┌──

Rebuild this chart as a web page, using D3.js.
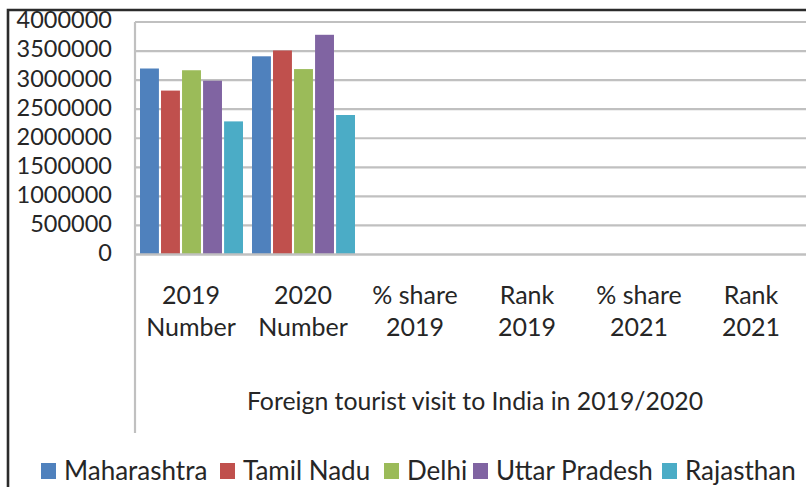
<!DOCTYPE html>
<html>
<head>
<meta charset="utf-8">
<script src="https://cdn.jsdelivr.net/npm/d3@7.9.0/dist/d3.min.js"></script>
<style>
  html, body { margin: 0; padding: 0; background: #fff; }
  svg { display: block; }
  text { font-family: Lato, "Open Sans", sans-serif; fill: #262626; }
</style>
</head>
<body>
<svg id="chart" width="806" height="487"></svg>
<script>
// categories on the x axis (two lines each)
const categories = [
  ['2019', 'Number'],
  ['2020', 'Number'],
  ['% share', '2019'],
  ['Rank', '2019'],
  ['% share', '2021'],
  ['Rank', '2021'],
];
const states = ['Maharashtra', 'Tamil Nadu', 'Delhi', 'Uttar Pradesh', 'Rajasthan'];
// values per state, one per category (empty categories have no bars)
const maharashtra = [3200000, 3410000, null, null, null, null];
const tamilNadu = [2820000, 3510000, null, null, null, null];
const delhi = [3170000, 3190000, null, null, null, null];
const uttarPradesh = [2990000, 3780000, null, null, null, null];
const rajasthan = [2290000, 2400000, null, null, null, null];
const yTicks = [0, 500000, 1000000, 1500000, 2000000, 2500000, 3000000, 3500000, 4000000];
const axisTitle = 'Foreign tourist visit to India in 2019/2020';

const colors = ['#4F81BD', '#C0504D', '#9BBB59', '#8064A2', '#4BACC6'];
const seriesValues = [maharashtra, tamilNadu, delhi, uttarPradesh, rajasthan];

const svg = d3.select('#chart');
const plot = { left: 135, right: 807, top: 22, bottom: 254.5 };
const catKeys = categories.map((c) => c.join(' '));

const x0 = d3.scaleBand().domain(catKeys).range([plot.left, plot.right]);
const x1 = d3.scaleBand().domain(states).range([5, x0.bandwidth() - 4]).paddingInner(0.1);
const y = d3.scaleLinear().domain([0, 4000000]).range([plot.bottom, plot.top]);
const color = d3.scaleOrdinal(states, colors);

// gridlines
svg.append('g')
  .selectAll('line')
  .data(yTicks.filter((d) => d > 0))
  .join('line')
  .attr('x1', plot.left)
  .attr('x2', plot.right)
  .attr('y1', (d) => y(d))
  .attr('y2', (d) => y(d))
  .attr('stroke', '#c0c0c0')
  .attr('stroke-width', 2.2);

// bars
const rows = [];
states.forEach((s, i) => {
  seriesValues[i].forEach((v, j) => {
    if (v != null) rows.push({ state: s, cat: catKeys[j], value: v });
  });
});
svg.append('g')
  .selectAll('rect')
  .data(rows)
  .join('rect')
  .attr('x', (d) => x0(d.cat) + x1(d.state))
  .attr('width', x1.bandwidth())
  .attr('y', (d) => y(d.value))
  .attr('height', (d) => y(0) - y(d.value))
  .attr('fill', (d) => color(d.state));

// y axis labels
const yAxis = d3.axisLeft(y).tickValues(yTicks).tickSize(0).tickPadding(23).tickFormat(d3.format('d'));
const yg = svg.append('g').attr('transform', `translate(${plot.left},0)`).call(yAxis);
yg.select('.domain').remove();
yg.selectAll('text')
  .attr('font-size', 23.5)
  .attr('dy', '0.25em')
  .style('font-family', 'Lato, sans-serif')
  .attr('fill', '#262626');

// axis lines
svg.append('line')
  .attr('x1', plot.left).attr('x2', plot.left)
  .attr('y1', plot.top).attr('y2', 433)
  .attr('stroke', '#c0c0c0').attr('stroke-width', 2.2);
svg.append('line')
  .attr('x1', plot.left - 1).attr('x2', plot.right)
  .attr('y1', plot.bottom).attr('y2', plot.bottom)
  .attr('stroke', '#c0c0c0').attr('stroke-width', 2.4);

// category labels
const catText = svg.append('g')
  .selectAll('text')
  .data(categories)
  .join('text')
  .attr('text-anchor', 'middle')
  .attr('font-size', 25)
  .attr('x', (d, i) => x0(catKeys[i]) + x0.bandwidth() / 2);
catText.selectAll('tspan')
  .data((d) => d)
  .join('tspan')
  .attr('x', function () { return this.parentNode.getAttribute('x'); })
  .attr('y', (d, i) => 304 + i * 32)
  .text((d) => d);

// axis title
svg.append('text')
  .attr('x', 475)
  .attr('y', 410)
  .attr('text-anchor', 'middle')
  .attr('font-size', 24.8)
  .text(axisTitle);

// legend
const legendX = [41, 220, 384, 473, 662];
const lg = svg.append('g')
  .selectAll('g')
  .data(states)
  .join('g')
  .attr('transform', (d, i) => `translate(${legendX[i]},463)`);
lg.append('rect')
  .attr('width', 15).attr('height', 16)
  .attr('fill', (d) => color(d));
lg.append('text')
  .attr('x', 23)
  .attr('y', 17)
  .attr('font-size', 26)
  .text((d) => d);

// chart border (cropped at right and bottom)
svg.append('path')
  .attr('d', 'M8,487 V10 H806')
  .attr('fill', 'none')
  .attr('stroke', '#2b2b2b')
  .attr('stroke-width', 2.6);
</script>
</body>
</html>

└──
┌──

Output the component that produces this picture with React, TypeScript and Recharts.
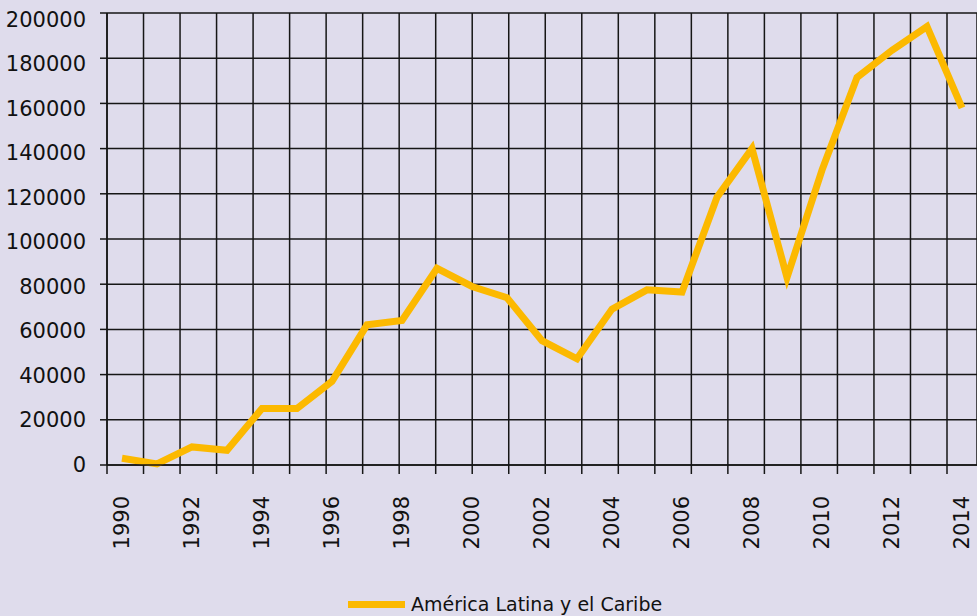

└──
┌──

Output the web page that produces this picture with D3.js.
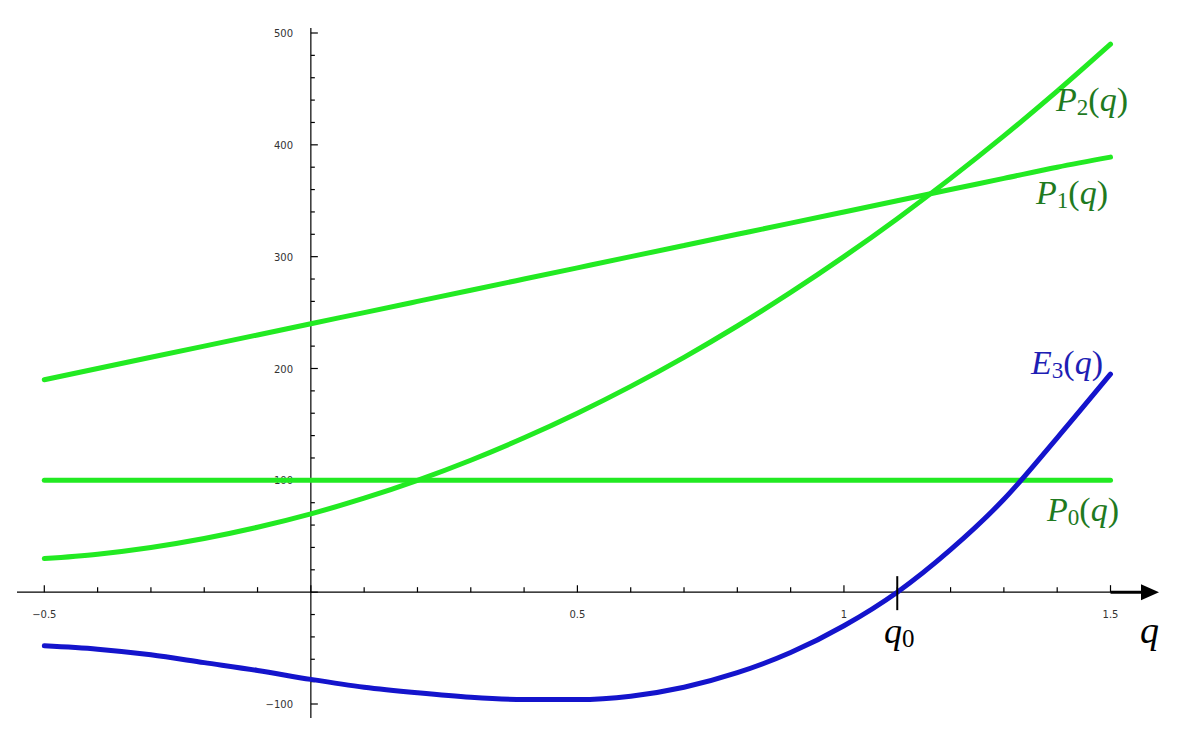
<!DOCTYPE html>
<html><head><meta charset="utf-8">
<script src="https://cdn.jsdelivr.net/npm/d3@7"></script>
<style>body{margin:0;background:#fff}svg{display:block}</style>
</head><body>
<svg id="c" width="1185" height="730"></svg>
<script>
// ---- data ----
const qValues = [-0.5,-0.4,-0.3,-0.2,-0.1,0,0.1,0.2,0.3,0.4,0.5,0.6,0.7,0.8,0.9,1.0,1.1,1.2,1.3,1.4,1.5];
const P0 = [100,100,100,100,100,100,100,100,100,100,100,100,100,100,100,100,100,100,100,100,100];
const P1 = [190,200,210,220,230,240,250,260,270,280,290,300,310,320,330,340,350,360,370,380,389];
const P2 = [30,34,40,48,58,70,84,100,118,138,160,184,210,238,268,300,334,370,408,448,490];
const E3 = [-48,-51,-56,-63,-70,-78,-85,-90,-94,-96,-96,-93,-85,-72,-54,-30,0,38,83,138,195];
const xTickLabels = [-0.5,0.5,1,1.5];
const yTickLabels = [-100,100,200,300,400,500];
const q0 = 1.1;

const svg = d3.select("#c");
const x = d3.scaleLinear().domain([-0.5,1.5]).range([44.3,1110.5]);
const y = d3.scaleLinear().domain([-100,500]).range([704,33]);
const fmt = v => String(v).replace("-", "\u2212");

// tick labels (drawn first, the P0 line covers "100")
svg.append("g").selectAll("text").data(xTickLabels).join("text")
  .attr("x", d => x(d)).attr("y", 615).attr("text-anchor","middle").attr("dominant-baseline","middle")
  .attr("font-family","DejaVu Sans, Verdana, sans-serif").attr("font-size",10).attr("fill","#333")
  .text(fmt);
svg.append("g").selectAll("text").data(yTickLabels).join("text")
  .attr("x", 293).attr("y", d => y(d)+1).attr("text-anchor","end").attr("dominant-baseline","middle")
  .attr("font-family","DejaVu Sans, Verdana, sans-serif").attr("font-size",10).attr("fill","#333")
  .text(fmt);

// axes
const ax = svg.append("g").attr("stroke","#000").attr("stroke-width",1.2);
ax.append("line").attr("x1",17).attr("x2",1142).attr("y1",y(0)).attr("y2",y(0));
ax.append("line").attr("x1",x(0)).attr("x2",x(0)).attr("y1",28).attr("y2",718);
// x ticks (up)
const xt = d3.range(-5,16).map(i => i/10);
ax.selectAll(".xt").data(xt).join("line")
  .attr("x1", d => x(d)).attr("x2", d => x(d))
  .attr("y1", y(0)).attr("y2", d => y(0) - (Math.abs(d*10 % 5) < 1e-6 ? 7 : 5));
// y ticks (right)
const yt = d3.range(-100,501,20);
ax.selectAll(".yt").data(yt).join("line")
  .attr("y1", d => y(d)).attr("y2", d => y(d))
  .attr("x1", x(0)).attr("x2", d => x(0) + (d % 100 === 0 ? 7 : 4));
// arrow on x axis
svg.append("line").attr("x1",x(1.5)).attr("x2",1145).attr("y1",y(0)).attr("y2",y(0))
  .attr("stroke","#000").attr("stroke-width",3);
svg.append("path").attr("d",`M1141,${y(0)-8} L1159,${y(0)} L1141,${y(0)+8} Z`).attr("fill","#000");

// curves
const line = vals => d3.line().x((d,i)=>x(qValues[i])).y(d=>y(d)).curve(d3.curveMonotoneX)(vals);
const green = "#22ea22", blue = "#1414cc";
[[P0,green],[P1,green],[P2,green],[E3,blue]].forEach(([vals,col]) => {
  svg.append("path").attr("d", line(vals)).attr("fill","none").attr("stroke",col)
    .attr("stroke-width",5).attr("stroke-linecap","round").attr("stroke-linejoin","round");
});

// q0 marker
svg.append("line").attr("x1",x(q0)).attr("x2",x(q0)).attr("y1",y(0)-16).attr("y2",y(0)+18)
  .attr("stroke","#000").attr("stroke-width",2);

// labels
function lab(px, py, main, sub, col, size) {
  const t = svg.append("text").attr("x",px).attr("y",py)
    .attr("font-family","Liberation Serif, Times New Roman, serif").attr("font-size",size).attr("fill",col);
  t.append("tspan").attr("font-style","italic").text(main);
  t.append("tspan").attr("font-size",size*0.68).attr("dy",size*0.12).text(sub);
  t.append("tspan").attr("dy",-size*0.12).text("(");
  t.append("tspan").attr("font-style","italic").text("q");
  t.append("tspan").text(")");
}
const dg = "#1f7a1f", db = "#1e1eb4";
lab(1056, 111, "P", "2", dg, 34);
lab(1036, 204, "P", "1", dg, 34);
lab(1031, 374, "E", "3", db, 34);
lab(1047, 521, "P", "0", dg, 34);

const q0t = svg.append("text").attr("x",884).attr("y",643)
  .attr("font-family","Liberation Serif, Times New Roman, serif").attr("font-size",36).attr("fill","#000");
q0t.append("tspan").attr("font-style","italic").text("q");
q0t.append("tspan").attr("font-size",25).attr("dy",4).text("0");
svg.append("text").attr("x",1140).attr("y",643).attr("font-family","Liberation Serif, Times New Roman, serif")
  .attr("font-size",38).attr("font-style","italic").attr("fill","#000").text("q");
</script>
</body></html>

└──

**Your objective:** Using the data above, which lines fall from the one with "Output the web" through the one with "const q0 = 1.1;"? Repeat them exactly, ends included, minus any pictures.

**Finished task:**
Output the web page that produces this picture with D3.js.
<!DOCTYPE html>
<html><head><meta charset="utf-8">
<script src="https://cdn.jsdelivr.net/npm/d3@7"></script>
<style>body{margin:0;background:#fff}svg{display:block}</style>
</head><body>
<svg id="c" width="1185" height="730"></svg>
<script>
// ---- data ----
const qValues = [-0.5,-0.4,-0.3,-0.2,-0.1,0,0.1,0.2,0.3,0.4,0.5,0.6,0.7,0.8,0.9,1.0,1.1,1.2,1.3,1.4,1.5];
const P0 = [100,100,100,100,100,100,100,100,100,100,100,100,100,100,100,100,100,100,100,100,100];
const P1 = [190,200,210,220,230,240,250,260,270,280,290,300,310,320,330,340,350,360,370,380,389];
const P2 = [30,34,40,48,58,70,84,100,118,138,160,184,210,238,268,300,334,370,408,448,490];
const E3 = [-48,-51,-56,-63,-70,-78,-85,-90,-94,-96,-96,-93,-85,-72,-54,-30,0,38,83,138,195];
const xTickLabels = [-0.5,0.5,1,1.5];
const yTickLabels = [-100,100,200,300,400,500];
const q0 = 1.1;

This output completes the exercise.